>>

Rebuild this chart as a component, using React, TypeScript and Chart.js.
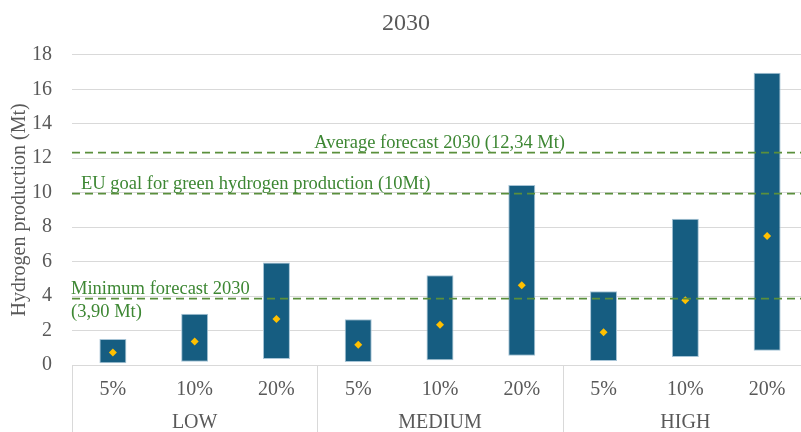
import { useEffect, useRef } from 'react';
import { Chart, registerables } from 'chart.js';

Chart.register(...registerables);

const chartTitle = '2030';
const yAxisTitle = 'Hydrogen production (Mt)';
const scenarios = ['LOW', 'MEDIUM', 'HIGH'];
const shares = ['5%', '10%', '20%'];
const categories = ['5%', '10%', '20%', '5%', '10%', '20%', '5%', '10%', '20%'];
const minValues = [0.1, 0.19, 0.35, 0.17, 0.27, 0.54, 0.23, 0.47, 0.83];
const maxValues = [1.51, 2.98, 5.95, 2.66, 5.21, 10.45, 4.28, 8.49, 16.96];
const meanValues = [0.72, 1.36, 2.67, 1.18, 2.34, 4.63, 1.9, 3.76, 7.48];
const yTicks = [0, 2, 4, 6, 8, 10, 12, 14, 16, 18];
const refValues = [12.34, 10, 3.9];
const refLabels = [
  ['Average forecast 2030 (12,34 Mt)'],
  ['EU goal for green hydrogen production (10Mt)'],
  ['Minimum forecast 2030', '(3,90 Mt)'],
];

const FONT = "'Liberation Serif', 'Times New Roman', serif";
const GRAY = '#595959';
const GRID = '#d9d9d9';
const GREEN_LINE = '#5a8f3c';
const GREEN_TEXT = '#3d8733';

const W = 812;
const H = 432;

const overlayPlugin = {
  id: 'overlay',
  afterDatasetsDraw(chart: any) {
    const { ctx, chartArea, scales } = chart;
    const x = scales.x;
    const y = scales.y;
    ctx.save();
    // reference lines
    ctx.strokeStyle = GREEN_LINE;
    ctx.lineWidth = 1.75;
    ctx.setLineDash([8, 5]);
    refValues.forEach((v) => {
      const py = Math.round(y.getPixelForValue(v)) + 0.5;
      ctx.beginPath();
      ctx.moveTo(chartArea.left, py);
      ctx.lineTo(chartArea.right, py);
      ctx.stroke();
    });
    ctx.setLineDash([]);
    // reference labels
    ctx.fillStyle = GREEN_TEXT;
    ctx.font = `18.5px ${FONT}`;
    ctx.textBaseline = 'alphabetic';
    const pAvg = y.getPixelForValue(refValues[0]);
    ctx.textAlign = 'right';
    ctx.fillText(refLabels[0][0], 565, pAvg - 4);
    const pEu = y.getPixelForValue(refValues[1]);
    ctx.textAlign = 'left';
    ctx.fillText(refLabels[1][0], 81, pEu - 4);
    const pMin = y.getPixelForValue(refValues[2]);
    ctx.fillText(refLabels[2][0], 71, pMin - 4);
    ctx.fillText(refLabels[2][1], 71, pMin + 19);
    ctx.restore();
  },
  afterDraw(chart: any) {
    const { ctx, chartArea, scales } = chart;
    const x = scales.x;
    const half = (x.getPixelForValue(1) - x.getPixelForValue(0)) / 2;
    ctx.save();
    ctx.strokeStyle = GRID;
    ctx.lineWidth = 1;
    for (let g = 0; g <= scenarios.length; g++) {
      const idx = g * shares.length;
      const px = Math.round(
        idx < categories.length ? x.getPixelForValue(idx) - half : x.getPixelForValue(categories.length - 1) + half
      ) + 0.5;
      ctx.beginPath();
      ctx.moveTo(px, chartArea.bottom);
      ctx.lineTo(px, H);
      ctx.stroke();
    }
    ctx.fillStyle = GRAY;
    ctx.font = `20px ${FONT}`;
    ctx.textAlign = 'center';
    ctx.textBaseline = 'middle';
    scenarios.forEach((s, g) => {
      const px = x.getPixelForValue(g * shares.length + 1);
      ctx.fillText(s, px, 423);
    });
    ctx.restore();
  },
};

export default function App() {
  const ref = useRef<HTMLCanvasElement>(null);
  useEffect(() => {
    document.body.style.overflow = 'hidden';
    const canvas = ref.current!;
    const chart = new Chart(canvas, {
      type: 'bar',
      data: {
        labels: categories,
        datasets: [
          {
            type: 'line',
            label: 'Mean',
            data: meanValues,
            showLine: false,
            pointStyle: 'rectRot',
            pointRadius: 4,
            pointBackgroundColor: '#ffc000',
            pointBorderColor: '#ffc000',
            pointBorderWidth: 0,
            order: 0,
          } as any,
          {
            type: 'bar',
            label: 'Range',
            data: minValues.map((m, i) => [m, maxValues[i]]) as any,
            backgroundColor: '#165d81',
            borderColor: '#a7c4d6',
            borderWidth: 1,
            borderSkipped: false,
            barPercentage: 0.33,
            categoryPercentage: 1,
            order: 1,
          },
        ],
      },
      options: {
        responsive: false,
        animation: false,
        devicePixelRatio: 1,
        layout: { padding: 0 },
        font: { family: FONT },
        plugins: {
          legend: { display: false },
          tooltip: { enabled: false },
          title: {
            display: true,
            text: chartTitle,
            color: GRAY,
            font: { family: FONT, size: 24, weight: 'normal' },
            padding: { top: 9, bottom: 17 },
          },
        },
        scales: {
          x: {
            offset: true,
            grid: { display: false, drawTicks: false },
            border: { display: true, color: GRID, width: 1 },
            ticks: { color: GRAY, font: { family: FONT, size: 20 }, padding: 13, maxRotation: 0, autoSkip: false },
            afterFit: (s: any) => { s.height = H - 365; },
          },
          y: {
            min: 0,
            max: 18,
            afterBuildTicks: (s: any) => { s.ticks = yTicks.map((v) => ({ value: v })); },
            grid: { color: GRID, lineWidth: 1, drawTicks: false },
            border: { display: false },
            ticks: { color: GRAY, font: { family: FONT, size: 20 }, padding: 20 },
            title: {
              display: true,
              text: yAxisTitle,
              color: GRAY,
              font: { family: FONT, size: 20 },
              padding: { top: 8, bottom: 0 },
            },
            afterFit: (s: any) => { s.width = 72; },
          },
        },
      },
      plugins: [overlayPlugin],
    });
    return () => chart.destroy();
  }, []);
  return (
    <div style={{ position: 'fixed', left: 0, top: 0, width: W, height: H, overflow: 'hidden', background: '#fff' }}>
      <canvas ref={ref} width={W} height={H} style={{ display: 'block', width: W, height: H }} />
    </div>
  );
}
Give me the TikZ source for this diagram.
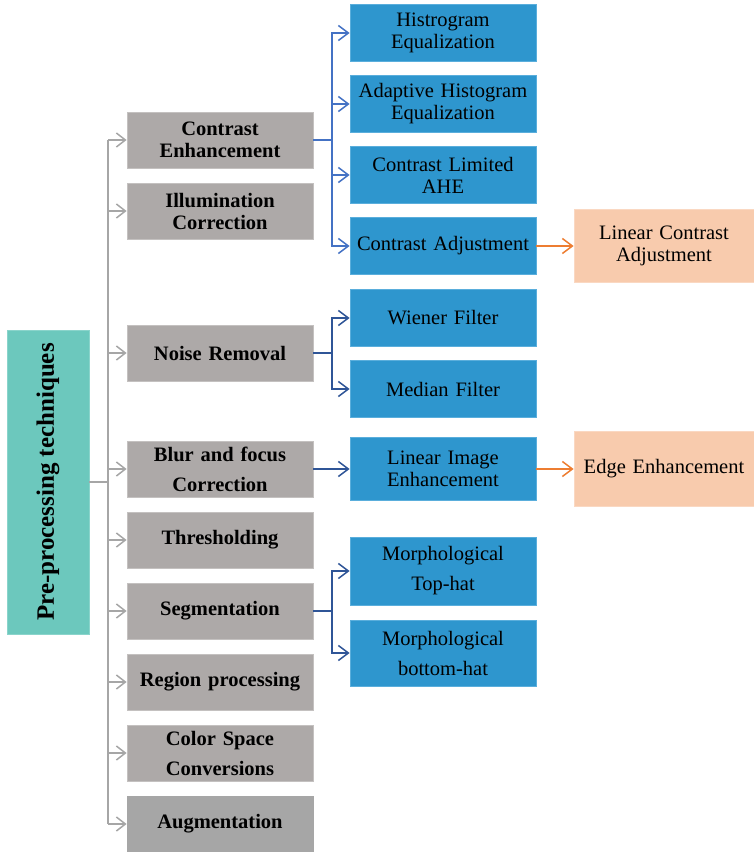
\documentclass[tikz,border=0pt]{standalone}
\usepackage{fontspec}
\setmainfont{Liberation Serif}
\usetikzlibrary{arrows.meta}
\definecolor{rootteal}{HTML}{6CC8BD}
\definecolor{rootedge}{HTML}{8AD4CB}
\definecolor{boxgray}{HTML}{ADA9A8}
\definecolor{boxgrayedge}{HTML}{C4C1C0}
\definecolor{auggray}{HTML}{A6A6A6}
\definecolor{boxblue}{HTML}{2E96CE}
\definecolor{boxblueedge}{HTML}{5AAEDC}
\definecolor{boxorange}{HTML}{F8CBAD}
\definecolor{boxorangeedge}{HTML}{FAD8C2}
\definecolor{lgray}{HTML}{A6A6A6}
\definecolor{lblue}{HTML}{4472C4}
\definecolor{dblue}{HTML}{2F5597}
\definecolor{lorange}{HTML}{ED7D31}
\begin{document}
\begin{tikzpicture}[x=1pt,y=-1pt,
  txt/.style={font=\fontsize{20.5}{22}\selectfont},
  wide/.style={font=\fontsize{20.5}{30}\selectfont},
  btxt/.style={font=\fontsize{20.5}{22}\selectfont\bfseries},
  bwide/.style={font=\fontsize{20.5}{30}\selectfont\bfseries},
  graybox/.style={fill=boxgray, draw=boxgrayedge, line width=0.8pt, minimum width=186pt, minimum height=56pt, inner sep=0pt, align=center, text width=184pt},
  bluebox/.style={fill=boxblue, draw=boxblueedge, line width=0.8pt, minimum width=186pt, minimum height=57pt, inner sep=0pt, align=center, text width=184pt},
  orangebox/.style={fill=boxorange, draw=boxorangeedge, line width=0.8pt, minimum width=180pt, inner sep=0pt, align=center, text width=178pt},
  grayarrow/.style={draw=lgray, line width=1.8pt, -{Straight Barb[length=9pt,width=14pt,line width=1.5pt]}},
  bluearrow/.style={draw=lblue, line width=1.8pt, -{Straight Barb[length=10pt,width=15pt,line width=1.5pt]}},
  dbluearrow/.style={draw=dblue, line width=1.8pt, -{Straight Barb[length=10pt,width=15pt,line width=1.5pt]}},
  orangearrow/.style={draw=lorange, line width=1.8pt, -{Straight Barb[length=10pt,width=15pt,line width=1.5pt]}},
]
\useasboundingbox (0,0) rectangle (754,852);

% root
\node[fill=rootteal, draw=rootedge, line width=0.8pt, minimum width=82pt, minimum height=304pt, inner sep=0pt] (root) at (48,482) {};
\node[rotate=90, font=\fontsize{25}{28}\selectfont\bfseries] (roottext) at (root.center) {Pre-processing techniques};

% gray level
\node[graybox, btxt] (ce) at (220,140) {Contrast\\Enhancement};
\node[graybox, btxt] (ic) at (220,211) {Illumination\\Correction};
\node[graybox, btxt] (nr) at (220,353) {Noise Removal};
\node[graybox, bwide] (bf) at (220,469) {Blur and focus\\Correction};
\node[graybox, btxt] (th) at (220,540) {Thresholding};
\node[graybox, btxt] (sg) at (220,611) {Segmentation};
\node[graybox, btxt] (rp) at (220,682) {Region processing};
\node[graybox, bwide] (cs) at (220,753) {Color Space\\Conversions};
\node[graybox, btxt, fill=auggray, draw=auggray] (au) at (220,824) {Augmentation};

% blue level
\node[bluebox, txt] (he) at (443,33) {Histrogram\\Equalization};
\node[bluebox, txt] (ahe) at (443,104) {Adaptive Histogram\\Equalization};
\node[bluebox, txt] (clahe) at (443,175) {Contrast Limited\\AHE};
\node[bluebox, txt] (ca) at (443,246) {Contrast Adjustment};
\node[bluebox, txt] (wf) at (443,318) {Wiener Filter};
\node[bluebox, txt] (mf) at (443,389) {Median Filter};
\node[bluebox, txt, minimum height=63pt] (lie) at (443,469) {Linear Image\\Enhancement};
\node[bluebox, wide, minimum height=68pt] (mth) at (443,571) {Morphological\\Top-hat};
\node[bluebox, wide, minimum height=66pt] (mbh) at (443,653) {Morphological\\bottom-hat};

% orange level
\node[orangebox, txt, minimum height=73pt] (lca) at (664,246) {Linear Contrast\\Adjustment};
\node[orangebox, txt, minimum height=75pt] (ee) at (664,469) {Edge Enhancement};

% spine
\coordinate (sp) at (108,0);
\coordinate (bx) at (332,0);
\draw[draw=lgray, line width=1.8pt] (root.east) -- (root.east -| sp);
\draw[draw=lgray, line width=1.8pt] (ce.west -| sp) -- (au.west -| sp);
\foreach \n in {ce,ic,nr,bf,th,sg,rp,cs,au}
  \draw[grayarrow] (\n.west -| sp) -- (\n.west);

% contrast enhancement branches
\foreach \n in {he,ahe,clahe,ca}
  \draw[bluearrow] (ce.east) -- (ce.east -| bx) |- (\n.west);
% noise removal branches
\foreach \n in {wf,mf}
  \draw[dbluearrow] (nr.east) -- (nr.east -| bx) |- (\n.west);
% blur
\draw[dbluearrow] (bf.east) -- (lie.west);
% segmentation
\foreach \n in {mth,mbh}
  \draw[dbluearrow] (sg.east) -- (sg.east -| bx) |- (\n.west);

% orange
\draw[orangearrow] (ca.east) -- (lca.west);
\draw[orangearrow] (lie.east) -- (ee.west);
\end{tikzpicture}
\end{document}
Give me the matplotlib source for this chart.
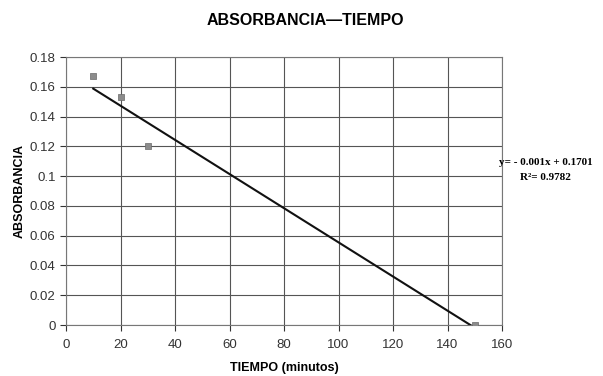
import numpy as np
import matplotlib
matplotlib.use("Agg")
import matplotlib.pyplot as plt

plt.rcParams['font.family'] = ['Liberation Sans', 'DejaVu Sans']

tiempo = [10, 20, 30, 150]
absorbancia = [0.167, 0.153, 0.120, 0.0]
xticks = [0, 20, 40, 60, 80, 100, 120, 140, 160]
yticks = [0, 0.02, 0.04, 0.06, 0.08, 0.1, 0.12, 0.14, 0.16, 0.18]
ytick_labels = ["0", "0.02", "0.04", "0.06", "0.08", "0.1", "0.12", "0.14", "0.16", "0.18"]

fig = plt.figure(figsize=(6.03, 3.76), dpi=100)
ax = fig.add_axes([66 / 603, 1 - 325 / 376, (502 - 66) / 603, (325 - 57) / 376])

# trend line from a linear fit of the points
m, b = np.polyfit(tiempo, absorbancia, 1)
xl = np.array([min(tiempo), max(tiempo)])
ax.plot(xl, m * xl + b, color="#111111", lw=1.5, zorder=3)
ax.scatter(tiempo, absorbancia, marker="s", s=14, color="#8c8c8c",
           edgecolors="#6a6a6a", linewidths=0.5, zorder=4)

ax.set_xlim(0, 160)
ax.set_ylim(0, 0.18)
ax.set_xticks(xticks)
ax.set_yticks(yticks)
ax.set_yticklabels(ytick_labels)
ax.grid(True, color="#555555", lw=0.8)
ax.set_axisbelow(True)
for s in ax.spines.values():
    s.set_color("#777777")
    s.set_linewidth(0.8)
ax.tick_params(labelsize=9.5, colors="#333333", length=4, width=0.8)
ax.tick_params(axis="x", pad=6)

ax.set_xlabel("TIEMPO (minutos)", fontsize=9, fontweight="bold", labelpad=8)
ax.set_ylabel("ABSORBANCIA", fontsize=9, fontweight="bold", labelpad=3)
fig.text(0.506, 0.946, "ABSORBANCIA\u2014TIEMPO", ha="center", va="center",
         fontsize=11.5, fontweight="bold")

fig.text(0.905, 0.567, "y= - 0.001x + 0.1701", ha="center", va="center",
         fontsize=8, fontweight="bold", family="Liberation Serif")
fig.text(0.905, 0.527, "R\u00b2= 0.9782", ha="center", va="center",
         fontsize=8, fontweight="bold", family="Liberation Serif")

fig.savefig("out.png", dpi=100)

<<

== EXERCISE PROMPT ==
Go through the material above and count the lines that contain "matplotlib"; give that number alone.

== WRITTEN ANSWER ==
4